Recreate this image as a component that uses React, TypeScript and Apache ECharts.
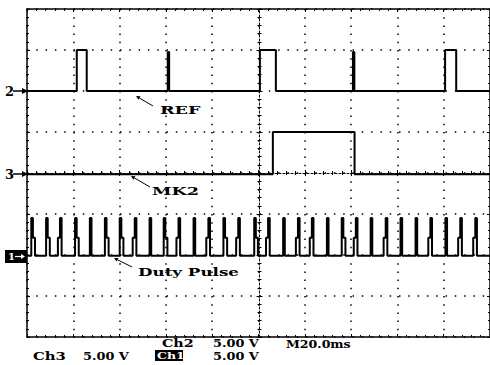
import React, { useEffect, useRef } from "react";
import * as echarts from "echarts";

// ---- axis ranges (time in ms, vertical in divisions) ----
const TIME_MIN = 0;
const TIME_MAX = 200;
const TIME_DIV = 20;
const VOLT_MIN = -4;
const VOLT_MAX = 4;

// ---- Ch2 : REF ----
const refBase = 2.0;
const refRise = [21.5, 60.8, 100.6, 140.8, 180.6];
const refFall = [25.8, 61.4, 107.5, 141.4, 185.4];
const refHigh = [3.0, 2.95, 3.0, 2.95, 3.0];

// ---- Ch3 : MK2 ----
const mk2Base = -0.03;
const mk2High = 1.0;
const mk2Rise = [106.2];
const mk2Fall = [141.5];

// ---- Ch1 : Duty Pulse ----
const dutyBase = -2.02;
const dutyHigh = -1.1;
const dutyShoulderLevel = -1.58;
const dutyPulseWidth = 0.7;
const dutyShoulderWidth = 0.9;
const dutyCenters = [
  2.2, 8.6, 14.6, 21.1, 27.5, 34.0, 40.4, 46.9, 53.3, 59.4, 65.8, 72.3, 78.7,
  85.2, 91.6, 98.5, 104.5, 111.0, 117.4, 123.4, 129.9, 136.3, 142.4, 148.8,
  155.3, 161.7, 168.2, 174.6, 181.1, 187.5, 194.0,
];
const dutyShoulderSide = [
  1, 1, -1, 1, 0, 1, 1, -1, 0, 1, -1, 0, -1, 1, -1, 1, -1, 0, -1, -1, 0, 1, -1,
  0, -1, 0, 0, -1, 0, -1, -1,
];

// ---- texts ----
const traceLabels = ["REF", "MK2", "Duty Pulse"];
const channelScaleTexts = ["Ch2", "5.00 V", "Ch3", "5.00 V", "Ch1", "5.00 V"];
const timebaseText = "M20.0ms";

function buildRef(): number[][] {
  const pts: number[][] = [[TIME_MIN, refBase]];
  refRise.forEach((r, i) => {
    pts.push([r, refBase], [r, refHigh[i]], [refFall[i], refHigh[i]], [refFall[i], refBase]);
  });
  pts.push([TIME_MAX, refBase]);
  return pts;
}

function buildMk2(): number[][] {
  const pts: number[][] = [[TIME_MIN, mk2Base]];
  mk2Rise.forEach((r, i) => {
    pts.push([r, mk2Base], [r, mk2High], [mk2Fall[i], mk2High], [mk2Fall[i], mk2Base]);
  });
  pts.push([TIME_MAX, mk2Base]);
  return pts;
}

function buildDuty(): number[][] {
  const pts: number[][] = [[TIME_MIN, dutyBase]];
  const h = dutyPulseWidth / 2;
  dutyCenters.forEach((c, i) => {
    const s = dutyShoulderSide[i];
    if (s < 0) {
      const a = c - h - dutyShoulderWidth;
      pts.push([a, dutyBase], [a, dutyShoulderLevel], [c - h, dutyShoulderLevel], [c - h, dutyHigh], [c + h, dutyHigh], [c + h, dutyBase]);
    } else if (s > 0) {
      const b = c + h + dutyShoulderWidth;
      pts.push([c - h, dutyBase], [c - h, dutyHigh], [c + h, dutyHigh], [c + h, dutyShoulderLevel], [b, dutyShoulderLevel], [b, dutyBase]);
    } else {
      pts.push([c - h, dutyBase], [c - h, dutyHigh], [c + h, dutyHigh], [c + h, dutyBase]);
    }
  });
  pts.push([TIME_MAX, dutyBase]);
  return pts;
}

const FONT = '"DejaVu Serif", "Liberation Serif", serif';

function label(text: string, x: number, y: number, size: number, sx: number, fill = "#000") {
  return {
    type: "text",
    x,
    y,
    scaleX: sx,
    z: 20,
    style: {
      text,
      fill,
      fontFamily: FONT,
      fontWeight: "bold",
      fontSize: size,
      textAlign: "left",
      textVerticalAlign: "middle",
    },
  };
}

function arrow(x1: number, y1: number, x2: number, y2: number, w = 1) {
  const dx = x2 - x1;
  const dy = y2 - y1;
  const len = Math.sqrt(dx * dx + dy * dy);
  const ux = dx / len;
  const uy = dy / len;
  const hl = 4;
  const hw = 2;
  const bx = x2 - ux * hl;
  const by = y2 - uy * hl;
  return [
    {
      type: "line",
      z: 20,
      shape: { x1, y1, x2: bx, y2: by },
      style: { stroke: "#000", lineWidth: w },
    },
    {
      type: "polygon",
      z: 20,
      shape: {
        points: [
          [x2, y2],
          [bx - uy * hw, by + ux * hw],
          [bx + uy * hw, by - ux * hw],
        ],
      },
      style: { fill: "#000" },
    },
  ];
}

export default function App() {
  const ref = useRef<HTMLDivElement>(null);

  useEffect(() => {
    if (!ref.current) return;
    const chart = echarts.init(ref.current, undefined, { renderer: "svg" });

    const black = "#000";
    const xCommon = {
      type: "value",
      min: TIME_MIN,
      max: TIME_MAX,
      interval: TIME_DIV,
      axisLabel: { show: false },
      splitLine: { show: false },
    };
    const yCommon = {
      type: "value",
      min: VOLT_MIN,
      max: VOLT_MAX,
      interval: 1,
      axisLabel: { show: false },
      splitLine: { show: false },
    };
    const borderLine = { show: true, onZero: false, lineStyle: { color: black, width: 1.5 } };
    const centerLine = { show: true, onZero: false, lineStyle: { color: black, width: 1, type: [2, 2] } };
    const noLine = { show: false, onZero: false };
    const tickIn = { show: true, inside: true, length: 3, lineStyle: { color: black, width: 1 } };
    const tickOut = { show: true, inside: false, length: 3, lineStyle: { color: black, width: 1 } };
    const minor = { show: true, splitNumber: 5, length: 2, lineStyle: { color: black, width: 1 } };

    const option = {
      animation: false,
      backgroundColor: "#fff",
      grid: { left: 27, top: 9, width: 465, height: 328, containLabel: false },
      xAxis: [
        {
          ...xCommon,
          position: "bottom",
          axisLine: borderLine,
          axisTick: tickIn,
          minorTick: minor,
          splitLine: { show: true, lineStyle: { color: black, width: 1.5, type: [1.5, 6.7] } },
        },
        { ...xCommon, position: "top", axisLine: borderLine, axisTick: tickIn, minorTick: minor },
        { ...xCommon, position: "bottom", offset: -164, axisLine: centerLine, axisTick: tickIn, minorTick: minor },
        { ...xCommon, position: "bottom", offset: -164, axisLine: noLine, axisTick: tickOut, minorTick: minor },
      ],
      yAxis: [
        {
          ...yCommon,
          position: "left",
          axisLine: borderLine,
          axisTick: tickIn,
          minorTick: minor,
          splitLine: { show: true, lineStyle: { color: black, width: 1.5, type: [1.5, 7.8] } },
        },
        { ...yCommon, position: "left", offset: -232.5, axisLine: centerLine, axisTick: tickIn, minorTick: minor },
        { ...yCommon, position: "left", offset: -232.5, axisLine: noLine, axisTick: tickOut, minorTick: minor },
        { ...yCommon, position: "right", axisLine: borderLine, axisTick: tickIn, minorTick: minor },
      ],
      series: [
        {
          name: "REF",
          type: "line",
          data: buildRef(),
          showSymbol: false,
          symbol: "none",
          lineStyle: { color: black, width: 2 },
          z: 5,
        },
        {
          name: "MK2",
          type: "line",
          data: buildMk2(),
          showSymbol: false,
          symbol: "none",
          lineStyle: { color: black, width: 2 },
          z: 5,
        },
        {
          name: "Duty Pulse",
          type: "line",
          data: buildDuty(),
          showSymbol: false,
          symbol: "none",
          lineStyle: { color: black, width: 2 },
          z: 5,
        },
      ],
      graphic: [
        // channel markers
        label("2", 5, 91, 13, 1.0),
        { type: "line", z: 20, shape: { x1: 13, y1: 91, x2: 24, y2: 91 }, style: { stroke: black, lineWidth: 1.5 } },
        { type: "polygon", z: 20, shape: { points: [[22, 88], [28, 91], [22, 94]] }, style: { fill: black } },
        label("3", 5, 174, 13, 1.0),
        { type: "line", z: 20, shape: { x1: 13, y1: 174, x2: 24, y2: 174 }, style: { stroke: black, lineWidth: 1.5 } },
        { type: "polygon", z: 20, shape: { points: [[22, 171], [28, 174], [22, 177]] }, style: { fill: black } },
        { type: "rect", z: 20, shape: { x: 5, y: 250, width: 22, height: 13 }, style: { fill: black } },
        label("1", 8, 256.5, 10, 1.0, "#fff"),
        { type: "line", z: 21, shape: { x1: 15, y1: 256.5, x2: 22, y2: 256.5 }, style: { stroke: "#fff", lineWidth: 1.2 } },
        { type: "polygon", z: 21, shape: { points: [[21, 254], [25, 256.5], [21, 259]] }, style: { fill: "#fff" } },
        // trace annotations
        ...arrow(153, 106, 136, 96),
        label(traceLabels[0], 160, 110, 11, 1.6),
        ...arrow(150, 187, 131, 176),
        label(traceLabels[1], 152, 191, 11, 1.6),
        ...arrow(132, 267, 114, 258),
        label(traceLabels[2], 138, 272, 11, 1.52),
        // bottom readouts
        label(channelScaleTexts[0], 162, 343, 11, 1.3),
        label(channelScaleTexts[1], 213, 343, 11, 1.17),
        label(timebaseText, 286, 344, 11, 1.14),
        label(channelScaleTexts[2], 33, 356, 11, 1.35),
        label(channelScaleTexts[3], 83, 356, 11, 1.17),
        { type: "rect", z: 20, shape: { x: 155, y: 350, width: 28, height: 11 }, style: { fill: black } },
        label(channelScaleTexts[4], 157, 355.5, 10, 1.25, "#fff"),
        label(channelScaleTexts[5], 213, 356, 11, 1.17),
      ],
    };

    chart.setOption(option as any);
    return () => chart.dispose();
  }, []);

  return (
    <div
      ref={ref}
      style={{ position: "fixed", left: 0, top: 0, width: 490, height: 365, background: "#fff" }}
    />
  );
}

## Work to do
Restate the data word for word from its first line through the line with "const mk2Fall = [141.5];", leaving out any picture along the way.

## The solution
Recreate this image as a component that uses React, TypeScript and Apache ECharts.
import React, { useEffect, useRef } from "react";
import * as echarts from "echarts";

// ---- axis ranges (time in ms, vertical in divisions) ----
const TIME_MIN = 0;
const TIME_MAX = 200;
const TIME_DIV = 20;
const VOLT_MIN = -4;
const VOLT_MAX = 4;

// ---- Ch2 : REF ----
const refBase = 2.0;
const refRise = [21.5, 60.8, 100.6, 140.8, 180.6];
const refFall = [25.8, 61.4, 107.5, 141.4, 185.4];
const refHigh = [3.0, 2.95, 3.0, 2.95, 3.0];

// ---- Ch3 : MK2 ----
const mk2Base = -0.03;
const mk2High = 1.0;
const mk2Rise = [106.2];
const mk2Fall = [141.5];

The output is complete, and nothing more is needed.